While watching The Chilling Adventures of Sabrina on Netflix, I’m reminded of the blatant misappropriation of pagan culture. I wasn’t surprised when one of the character’s pronounced Samhain “sam-hayn” rather than “sow-in.” All it would take is to read the first sentence of the holiday’s Wikipedia page to know that the pronunciation was incorrect.
Samhain, for those that don’t know, is the Gaelic holiday from which we derive the modern day Halloween. The holiday was Christianized by pairing this new year harvest festival with the Christian holiday All Saints’ Day or All Hallows’ Day. All Hallows’ Eve was traditionally celebrated as the end of the harvest season past which we enter into the darker half of the year.

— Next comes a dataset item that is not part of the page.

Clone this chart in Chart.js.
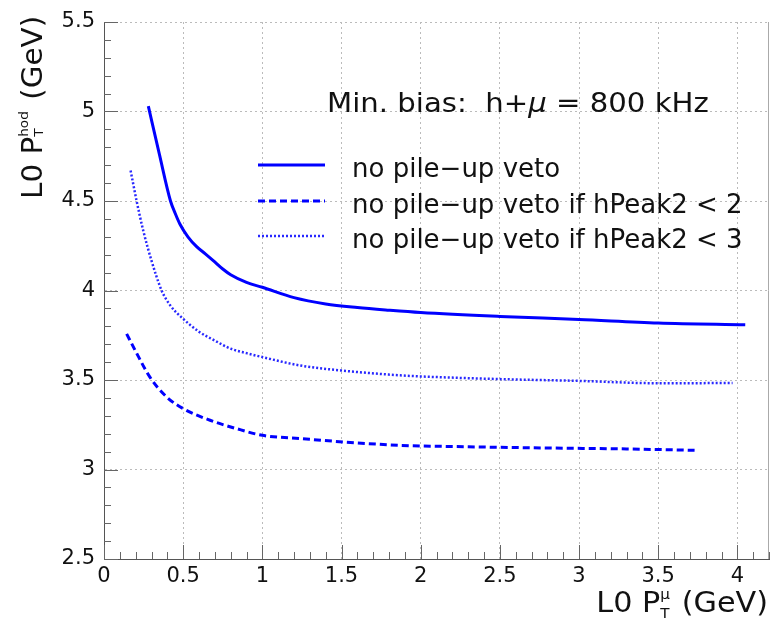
<!DOCTYPE html>
<html>
<head>
<meta charset="utf-8">
<script src="https://cdn.jsdelivr.net/npm/chart.js@4.4.1/dist/chart.umd.min.js"></script>
<style>
  html, body { margin: 0; padding: 0; background: #fff; }
  #c { display: block; }
</style>
</head>
<body>
<canvas id="c" width="771" height="622"></canvas>
<script>
// ---- data ----
const seriesNames = ["no pile\u2212up veto", "no pile\u2212up veto if hPeak2 < 2", "no pile\u2212up veto if hPeak2 < 3"];

const noVetoX = [0.28, 0.35, 0.42, 0.45, 0.48, 0.53, 0.585, 0.64, 0.69, 0.75, 0.80, 0.90, 1.0, 1.2, 1.4, 1.6, 1.8, 2.0, 2.5, 3.0, 3.5, 4.05];
const noVetoY = [5.03, 4.76, 4.50, 4.43, 4.37, 4.30, 4.245, 4.205, 4.167, 4.12, 4.088, 4.045, 4.018, 3.96, 3.925, 3.905, 3.89, 3.877, 3.855, 3.838, 3.818, 3.808];

const peak2X = [0.143, 0.20, 0.29, 0.396, 0.50, 0.67, 0.838, 1.0, 1.24, 1.51, 1.87, 2.3, 2.82, 3.3, 3.73];
const peak2Y = [3.758, 3.66, 3.516, 3.405, 3.34, 3.275, 3.228, 3.191, 3.173, 3.154, 3.135, 3.127, 3.12, 3.115, 3.107];

const peak3X = [0.168, 0.206, 0.248, 0.30, 0.364, 0.42, 0.49, 0.60, 0.70, 0.80, 0.90, 1.0, 1.24, 1.5, 1.87, 2.0, 2.5, 3.0, 3.5, 3.97];
const peak3Y = [4.67, 4.50, 4.334, 4.167, 4.0, 3.915, 3.85, 3.77, 3.72, 3.675, 3.65, 3.628, 3.581, 3.553, 3.526, 3.52, 3.505, 3.495, 3.482, 3.483];

const xRange = [0, 4.2];
const yRange = [2.5, 5.5];
const majorStep = 0.5;
const minorStep = 0.1;

const headerText = ["Min. bias:  h+", "\u03bc", " = 800 kHz"];

// ---- helpers ----
const FONT = '"DejaVu Sans", "Liberation Sans", sans-serif';
function pts(xs, ys) { return xs.map((x, i) => ({ x: x, y: ys[i] })); }

function segWidth(ctx, s) {
  if (s.t !== undefined) {
    ctx.font = (s.italic ? 'italic ' : '') + s.size + 'px ' + FONT;
    return ctx.measureText(s.t).width;
  }
  ctx.font = s.size + 'px ' + FONT;
  return Math.max(ctx.measureText(s.sub).width, ctx.measureText(s.sup).width);
}
function drawRich(ctx, segs, x, y, sx) {
  sx = sx || 1;
  ctx.save();
  ctx.translate(x, y);
  ctx.scale(sx, 1);
  let cx = 0;
  ctx.textBaseline = 'alphabetic';
  ctx.textAlign = 'left';
  for (const s of segs) {
    const w = segWidth(ctx, s);
    if (s.t !== undefined) {
      ctx.font = (s.italic ? 'italic ' : '') + s.size + 'px ' + FONT;
      ctx.fillText(s.t, cx, (s.dy || 0));
    } else {
      ctx.font = s.size + 'px ' + FONT;
      ctx.fillText(s.sub, cx, s.subDy);
      ctx.fillText(s.sup, cx, s.supDy);
    }
    cx += w + (s.after || 0);
  }
  ctx.restore();
  return cx * sx;
}
function richWidth(ctx, segs, sx) {
  return (sx || 1) * segs.reduce((a, s) => a + segWidth(ctx, s) + (s.after || 0), 0);
}

const xTitleSegs = [
  { t: 'L0 P', size: 28 },
  { sub: 'T', sup: '\u03bc', size: 14, subDy: 6, supDy: -13, after: 2 },
  { t: ' (GeV)', size: 28 }
];
const yTitleSegs = [
  { t: 'L0 P', size: 28 },
  { sub: 'T', sup: 'hod', size: 13, subDy: 1, supDy: -14, after: 2 },
  { t: ' (GeV)', size: 28 }
];

const decorPlugin = {
  id: 'decor',
  beforeDraw(chart) {
    const ctx = chart.ctx;
    ctx.save();
    ctx.fillStyle = '#ffffff';
    ctx.fillRect(0, 0, chart.width, chart.height);
    ctx.restore();
  },
  afterDraw(chart) {
    const ctx = chart.ctx;
    const a = chart.chartArea;
    const xs = chart.scales.x, ys = chart.scales.y;
    ctx.save();
    // right frame
    ctx.strokeStyle = '#aaaaaa';
    ctx.lineWidth = 1;
    ctx.beginPath();
    ctx.moveTo(Math.round(a.right) - 0.5, a.top);
    ctx.lineTo(Math.round(a.right) - 0.5, a.bottom);
    ctx.stroke();
    // inward ticks
    ctx.strokeStyle = '#666666';
    ctx.lineWidth = 1;
    ctx.beginPath();
    const nY = Math.round((yRange[1] - yRange[0]) / minorStep);
    for (let i = 0; i <= nY; i++) {
      const v = yRange[0] + i * minorStep;
      const p = Math.round(ys.getPixelForValue(v)) + 0.5;
      const major = i % 5 === 0;
      ctx.moveTo(a.left, p);
      ctx.lineTo(a.left + (major ? 14 : 7), p);
    }
    const nX = Math.floor((xRange[1] - xRange[0]) / minorStep + 1e-6);
    for (let i = 0; i <= nX; i++) {
      const v = xRange[0] + i * minorStep;
      const p = Math.round(xs.getPixelForValue(v)) + 0.5;
      const major = i % 5 === 0;
      ctx.moveTo(p, a.bottom);
      ctx.lineTo(p, a.bottom - (major ? 14 : 7));
    }
    ctx.stroke();

    // header text
    ctx.fillStyle = '#111111';
    drawRich(ctx, [
      { t: headerText[0], size: 27 },
      { t: headerText[1], size: 27, italic: true },
      { t: headerText[2], size: 27 }
    ], 327, 112, 1.08);

    // legend
    const rows = [165, 201, 236];
    chart.data.datasets.forEach((ds, i) => {
      ctx.save();
      ctx.strokeStyle = ds.borderColor;
      ctx.lineWidth = ds.borderWidth;
      ctx.setLineDash(ds.borderDash || []);
      ctx.beginPath();
      ctx.moveTo(258, rows[i]);
      ctx.lineTo(325, rows[i]);
      ctx.stroke();
      ctx.restore();
      ctx.fillStyle = '#111111';
      ctx.font = '26px ' + FONT;
      ctx.textBaseline = 'alphabetic';
      ctx.textAlign = 'left';
      ctx.fillText(ds.label, 352, rows[i] + 12);
    });

    // x axis title (right aligned)
    const sxX = 1.08;
    const wX = richWidth(ctx, xTitleSegs, sxX);
    drawRich(ctx, xTitleSegs, 768 - wX, 612, sxX);

    // y axis title (rotated)
    ctx.save();
    ctx.translate(42, 199);
    ctx.rotate(-Math.PI / 2);
    drawRich(ctx, yTitleSegs, 0, 0, 1.05);
    ctx.restore();
    ctx.restore();
  }
};

const blue = 'rgb(0,0,255)';
const gridColor = '#bbbbbb';

new Chart(document.getElementById('c'), {
  type: 'line',
  data: {
    datasets: [
      { label: seriesNames[0], data: pts(noVetoX, noVetoY), borderColor: blue, borderWidth: 3, borderDash: [], pointRadius: 0, cubicInterpolationMode: 'monotone', fill: false },
      { label: seriesNames[1], data: pts(peak2X, peak2Y), borderColor: blue, borderWidth: 3, borderDash: [7, 4], pointRadius: 0, cubicInterpolationMode: 'monotone', fill: false },
      { label: seriesNames[2], data: pts(peak3X, peak3Y), borderColor: 'rgb(40,40,255)', borderWidth: 2.5, borderDash: [2, 2], pointRadius: 0, cubicInterpolationMode: 'monotone', fill: false }
    ]
  },
  options: {
    responsive: false,
    animation: false,
    devicePixelRatio: 1,
    layout: { padding: { top: 22, right: 2, left: 0, bottom: 0 } },
    plugins: { legend: { display: false }, tooltip: { enabled: false } },
    scales: {
      x: {
        type: 'linear',
        min: xRange[0], max: xRange[1],
        afterFit(scale) { scale.height = 63; },
        ticks: {
          stepSize: majorStep, includeBounds: false, padding: 5,
          color: '#111', font: { family: FONT, size: 21 },
          maxRotation: 0, autoSkip: false,
          callback: (v) => String(Math.round(v * 10) / 10)
        },
        grid: { color: gridColor, lineWidth: 1, drawTicks: false },
        border: { display: true, color: '#555555', width: 1, dash: [2, 3] }
      },
      y: {
        type: 'linear',
        min: yRange[0], max: yRange[1],
        afterFit(scale) { scale.width = 104; },
        ticks: {
          stepSize: majorStep, includeBounds: false, padding: 9,
          color: '#111', font: { family: FONT, size: 21 },
          autoSkip: false,
          callback: (v) => String(Math.round(v * 10) / 10)
        },
        grid: { color: gridColor, lineWidth: 1, drawTicks: false },
        border: { display: true, color: '#555555', width: 1, dash: [2, 3] }
      }
    }
  },
  plugins: [decorPlugin]
});
</script>
</body>
</html>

More distressing, however, is the continual conflation of witchcraft and paganism with devil worship. Although a small minority of witches do, in fact, worship Satan, this is a belief perpetuated since the Christianization of the Roman Empire in which the indigenous religions and deities of pre-Christian Europe were literally demonized.
Take, for instance, the popular image of the devil. This cloven hoofed image of a satyr draws primarily from Greek and German belief where the satyr was held up as a guardian of the natural world.

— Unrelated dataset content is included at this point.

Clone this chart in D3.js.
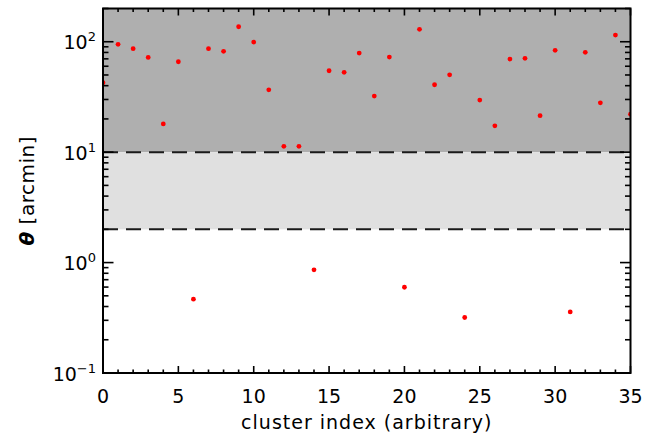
<!DOCTYPE html>
<html><head><meta charset="utf-8">
<script src="https://cdn.jsdelivr.net/npm/d3@7"></script>
<style>body{margin:0;background:#fff}svg{display:block}text{font-family:"DejaVu Sans",sans-serif;fill:#000}</style>
</head><body>
<svg id="c" width="664" height="439"></svg>
<script>
const clusterIndex = [0,1,2,3,4,5,6,7,8,9,10,11,12,13,14,15,16,17,18,19,20,21,22,23,24,25,26,27,28,29,30,31,32,33,34,35];
const thetaArcmin = [42.5,94.7,86.5,72.1,18.0,65.9,0.466,86.5,81.8,136.7,99.4,36.7,11.3,11.3,0.859,54.6,52.8,79.0,32.2,72.7,0.598,129.5,40.8,50.2,0.318,29.6,17.3,69.7,70.8,21.4,83.6,0.357,80.2,28.0,115,22.1];
const xDomain = [0, 35];
const yDomain = [0.1, 200];
const xMajorTicks = [0,5,10,15,20,25,30,35];
const yMajorTicks = [0.1, 1, 10, 100];
const yTickExp = ["\u22121","0","1","2"];
const bandEdges = [2, 10];
const xTitle = "cluster index (arbitrary)";
const yTitleSym = "\u03b8";
const yTitleRest = " [arcmin]";

const svg = d3.select("#c");
const L = 103, R = 630.5, T = 8.5, B = 373;
const x = d3.scaleLinear().domain(xDomain).range([L, R]);
const y = d3.scaleLog().domain(yDomain).range([B, T]);

svg.append("defs").append("clipPath").attr("id","clip")
  .append("rect").attr("x",L).attr("y",T).attr("width",R-L).attr("height",B-T);

// bands
svg.append("rect").attr("x",L).attr("width",R-L)
  .attr("y",y(yDomain[1])).attr("height",y(bandEdges[1])-y(yDomain[1])).attr("fill","#afafaf");
svg.append("rect").attr("x",L).attr("width",R-L)
  .attr("y",y(bandEdges[1])).attr("height",y(bandEdges[0])-y(bandEdges[1])).attr("fill","#e0e0e0");

// dashed lines
svg.selectAll("line.dash").data(bandEdges).join("line").attr("class","dash")
  .attr("x1",L).attr("x2",R).attr("y1",d=>y(d)).attr("y2",d=>y(d))
  .attr("stroke","#1a1a1a").attr("stroke-width",2).attr("stroke-dasharray","15,8");

// points
svg.append("g").attr("clip-path","url(#clip)").selectAll("circle")
  .data(clusterIndex).join("circle")
  .attr("cx",(d)=>x(d)).attr("cy",(d,i)=>y(thetaArcmin[i])).attr("r",2.4).attr("fill","#ff0000");

// axes ticks
const g = svg.append("g").attr("stroke","#000");
const xMinor = d3.range(xDomain[0], xDomain[1]+1);
xMinor.forEach(v=>{
  const major = xMajorTicks.includes(v);
  const len = major ? 7 : 3.5;
  g.append("line").attr("x1",x(v)).attr("x2",x(v)).attr("y1",B).attr("y2",B-len).attr("stroke-width",1.6);
  g.append("line").attr("x1",x(v)).attr("x2",x(v)).attr("y1",T).attr("y2",T+len).attr("stroke-width",1.6);
});
const yTicksAll = y.ticks(20).filter(v=>v>=yDomain[0] && v<=yDomain[1]);
yTicksAll.forEach(v=>{
  const major = yMajorTicks.some(m=>Math.abs(m-v)/m<1e-6);
  const len = major ? 10.5 : 5.5;
  g.append("line").attr("y1",y(v)).attr("y2",y(v)).attr("x1",L).attr("x2",L+len).attr("stroke-width",1.6);
  g.append("line").attr("y1",y(v)).attr("y2",y(v)).attr("x1",R).attr("x2",R-len).attr("stroke-width",1.6);
});
// frame
svg.append("rect").attr("x",L).attr("y",T).attr("width",R-L).attr("height",B-T)
  .attr("fill","none").attr("stroke","#000").attr("stroke-width",2);

// x tick labels
svg.selectAll("text.xt").data(xMajorTicks).join("text").attr("class","xt")
  .attr("x",d=>x(d)).attr("y",403).attr("text-anchor","middle").attr("font-size",19).text(d=>d);

// y tick labels
yMajorTicks.forEach((v,i)=>{
  const t = svg.append("text").attr("x",96).attr("y",y(v)+7.5).attr("text-anchor","end").attr("font-size",19);
  t.append("tspan").text("10");
  t.append("tspan").attr("dy",-8).attr("font-size",13).text(yTickExp[i]);
});

// titles
svg.append("text").attr("x",(L+R)/2).attr("y",429).attr("text-anchor","middle")
  .attr("font-size",19).attr("letter-spacing",1).text(xTitle);
const yt = svg.append("text").attr("transform",`translate(34,${(T+B)/2}) rotate(-90)`)
  .attr("text-anchor","middle").attr("font-size",20).attr("letter-spacing",0.5);
yt.append("tspan").attr("font-weight","bold").attr("font-style","italic").text(yTitleSym);
yt.append("tspan").text(yTitleRest);
</script>
</body></html>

The Chilling Adventures of Sabrina continues this demonetization by having their witches worship Satan. They further this by depicting Satan as a satyr. For a show that’s interested in sympathizing with witches, it shows little concern for the beliefs of those who actually practice witchcraft and paganism.
I can remember sitting on the light rail this spring next to a Wiccan woman when a Christian lady behind her began screaming, “Devil worshiper,” at the top of her lungs. No doubt these poor depictions of pagans contributed to her fear and anger.
Despite the fact that Sabrina rejects Satan’s influence, the insinuation is enough to continue the perpetuation of these assumptions.